The announcement was made today on the venue’s official Facebook, with publicans Jerome Borazio and Danny Rogers revealing that the venue will be going into hibernation while they plan their next reincarnation, writing:
The end of the lease brings the end of an era for St Jerome’s – The Resurrection.
You have been SO good to us, East Brunswick, but after Sunday 21st April, it’ll be time for us to close our doors on this location and go into hibernation.
Show the staff, bar and beer garden big love over the next few days and come on in for a farewell beverage and help us drink up the stock! We’ll be announcing details of our Sat 20th “Going Away Party” here soon.
St Jerome’s fans needn’t worry, you know that we are already planning our next incarnation… the only question is where will we Resurrect next?
The closure is fitting given the original St Jerome’s shut its doors in 2009 when its lease also expired, thanks to the billion dollar refurb by Myer, after what felt like a lifetime but was only a mere five years of operation.
But in that short half-decade, St Jerome’s and Caledonian Lane in Melbourne’s CBD became an indie mecca where hipsters flocked like moths to the flame. Although hard to imagine these days, the little bar was also the site of the birth of what has become one of Australia biggest music festivals, Laneway Festival.
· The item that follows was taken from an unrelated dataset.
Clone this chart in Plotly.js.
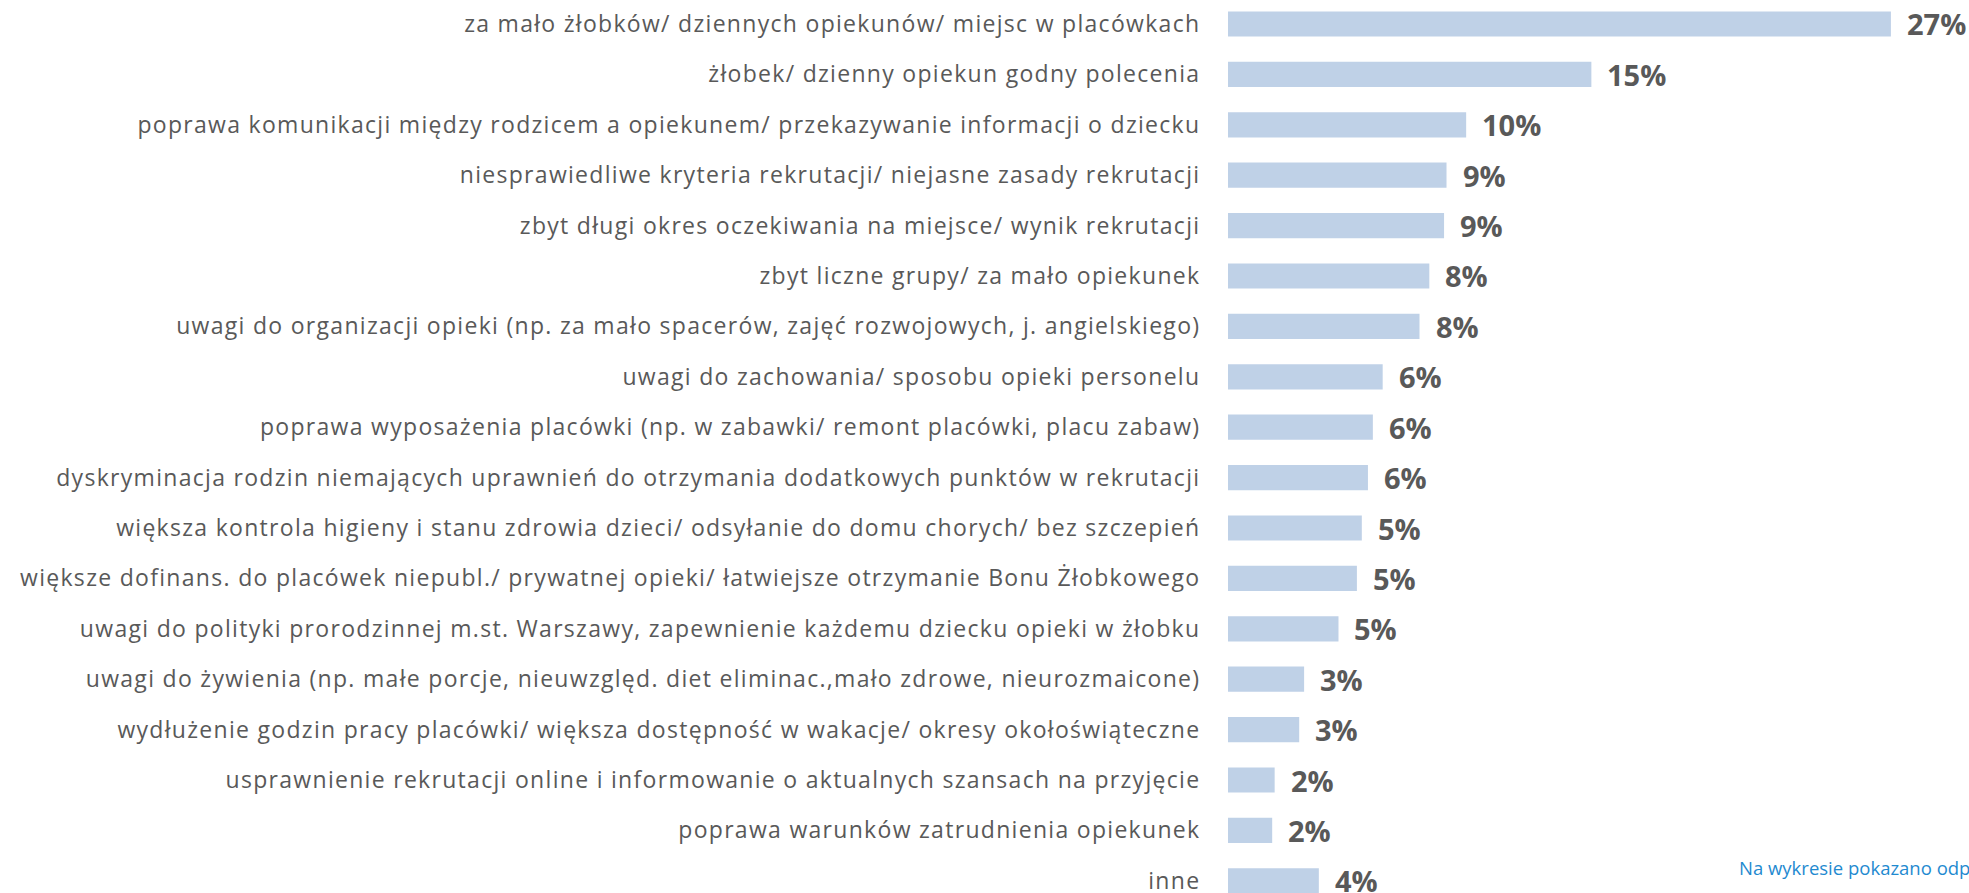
<!DOCTYPE html>
<html>
<head>
<meta charset="utf-8">
<script src="https://cdn.plot.ly/plotly-3.0.1.min.js"></script>
<style>
html,body{margin:0;padding:0;background:#fff;overflow:hidden}
#chart{width:1969px;height:893px}
#chart .ytick text{letter-spacing:1.3px}
</style>
</head>
<body>
<div id="chart"></div>
<script>
const categories = [
  "za mało żłobków/ dziennych opiekunów/ miejsc w placówkach",
  "żłobek/ dzienny opiekun godny polecenia",
  "poprawa komunikacji między rodzicem a opiekunem/ przekazywanie informacji o dziecku",
  "niesprawiedliwe kryteria rekrutacji/ niejasne zasady rekrutacji",
  "zbyt długi okres oczekiwania na miejsce/ wynik rekrutacji",
  "zbyt liczne grupy/ za mało opiekunek",
  "uwagi do organizacji opieki (np. za mało spacerów, zajęć rozwojowych, j. angielskiego)",
  "uwagi do zachowania/ sposobu opieki personelu",
  "poprawa wyposażenia placówki (np. w zabawki/ remont placówki, placu zabaw)",
  "dyskryminacja rodzin niemających uprawnień do otrzymania dodatkowych punktów w rekrutacji",
  "większa kontrola higieny i stanu zdrowia dzieci/ odsyłanie do domu chorych/ bez szczepień",
  "większe dofinans. do placówek niepubl./ prywatnej opieki/ łatwiejsze otrzymanie Bonu Żłobkowego",
  "uwagi do polityki prorodzinnej m.st. Warszawy, zapewnienie każdemu dziecku opieki w żłobku",
  "uwagi do żywienia (np. małe porcje, nieuwzględ. diet eliminac.,mało zdrowe, nieurozmaicone)",
  "wydłużenie godzin pracy placówki/ większa dostępność w wakacje/ okresy okołoświąteczne",
  "usprawnienie rekrutacji online i informowanie o aktualnych szansach na przyjęcie",
  "poprawa warunków zatrudnienia opiekunek",
  "inne"
];
const values = [27.0, 14.8, 9.7, 8.9, 8.8, 8.2, 7.8, 6.3, 5.9, 5.7, 5.45, 5.25, 4.5, 3.1, 2.9, 1.9, 1.8, 3.7];
const valueLabels = ["27%", "15%", "10%", "9%", "9%", "8%", "8%", "6%", "6%", "6%", "5%", "5%", "5%", "3%", "3%", "2%", "2%", "4%"];
const footnote = "Na wykresie pokazano odp";

const trace = {
  type: "bar",
  orientation: "h",
  x: values,
  y: categories,
  marker: {color: "#BFD1E7", line: {width: 0}},
  width: 0.5,
  hoverinfo: "none"
};

const annotations = values.map((v, i) => ({
  x: v, y: categories[i], xref: "x", yref: "y",
  text: valueLabels[i], showarrow: false,
  xanchor: "left", yanchor: "middle", xshift: 14, yshift: 0,
  font: {family: "Open Sans", size: 29, color: "#595959", weight: 700}
}));
annotations.push({
  x: 0.687, y: 0.028, xref: "paper", yref: "paper",
  text: footnote, showarrow: false, xanchor: "left", yanchor: "middle",
  font: {family: "Open Sans", size: 18.5, color: "#1F8AD0"}
});

const layout = {
  width: 1969, height: 893,
  margin: {l: 1228, r: 0, t: 0, b: 0, pad: 0},
  paper_bgcolor: "#fff", plot_bgcolor: "#fff",
  showlegend: false,
  xaxis: {range: [0, 30.18], visible: false, fixedrange: true},
  yaxis: {
    type: "category", range: [17.242, -0.476], autorange: false,
    showgrid: false, zeroline: false, showline: false,
    ticks: "outside", ticklen: 22, tickcolor: "rgba(0,0,0,0)",
    tickfont: {family: "Open Sans", size: 23, color: "#595959"},
    automargin: false
  },
  annotations: annotations
};

Plotly.newPlot("chart", [trace], layout, {displayModeBar: false, staticPlot: true});
</script>
</body>
</html>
First came the St. Jerome’s Summer Series each Sunday afternoon in 2004, featuring ‘new’ bands of the time like The Presets and Architecture In Helsinki; next it extended to include a monthly Saturday night called Brains (which was actually a residency for The Avalanches, who turned the little bar inside out).
Still not satisfied that they were doing enough, one night Rogers and Borazio convinced The Avalanches that they could close the lane, remove the bins, and throw a proper laneway party. The Avalanches’ mate Monkey quickly made up a poster, they asked a few friends to play, and so began the annual St. Jerome’s Laneway Festival. “You have been SO good to us, East Brunswick, but after Sunday 21st April, it’ll be time for us to close our doors on this location and go into hibernation.”
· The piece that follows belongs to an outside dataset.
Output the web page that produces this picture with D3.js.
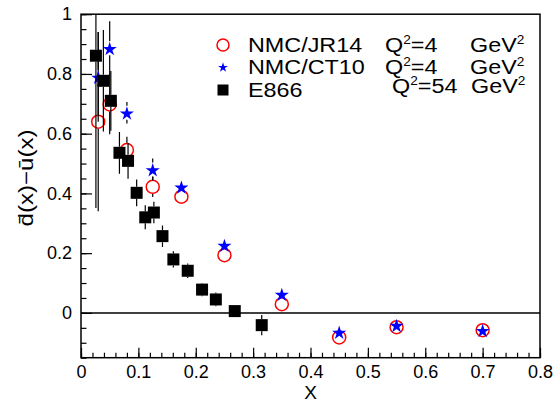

1,400 people attended the first ever Laneway, and since that fateful day in a back alley, the festival has quickly developed into a national touring event now present in each of Australia’s captial cities, expanding to New Zealand, Asia and, most recently, to Detroit in the United States of America.
“The bar spawned a music festival [St Jerome’s Laneway Festival] – which is now in seven cities and three countries. In some ways, it was simply a stroke of good luck and good timing, but like the bar and the enduring friendship I have with Jerome; we didn’t plan for this, and these days, nothing ever really surprises,” Danny Rogers said at the time.
“Our ride has been bumpy and never boring, but watching Jerome fight some pretty ordinary humans to keep his favourite little bar open made me realise how lucky we were that St Jerome’s ever opened in the first place.”
St Jerome’s closure is just one of a few for Melbourne lately. In the past six months alone we’ve seen Geelong icon The Nash being forced to close due to ‘structural instability’, Thornbury’s The Prague cancelling all future shows due to a ‘difficult economic climate’, and Smith Street’s Blue Tile Lounge closing after six years of music servitude.
On the bright side though is news of new live music venues opening, including Level 2 in Northcote, the eccentrically titled The Rare And Reclusive, Oft Neglected, Lesser Spotted Mallard beginning operations earlier this month, and the resurrection of North Melbourne’s Public Bar by owners of fellow live music hot spot, Fitzroy’s Old Bar.
There’s a silver lining to be found in the live music capital of Australia, with 2012 seeing the opening of Melbourne’s newest (most eccentrically titled) live venue, with The Rare And Reclusive, Oft Neglected, Lesser Spotted Mallard (or the catchy acronym TRARONLSM) beginning operations earlier this month, along with North Melbourne’s Public Bar, which is being resurrected by owners of fellow live music hot spot, Fitzroy’s Old Bar, after rescuing it from the market as a potential residential development.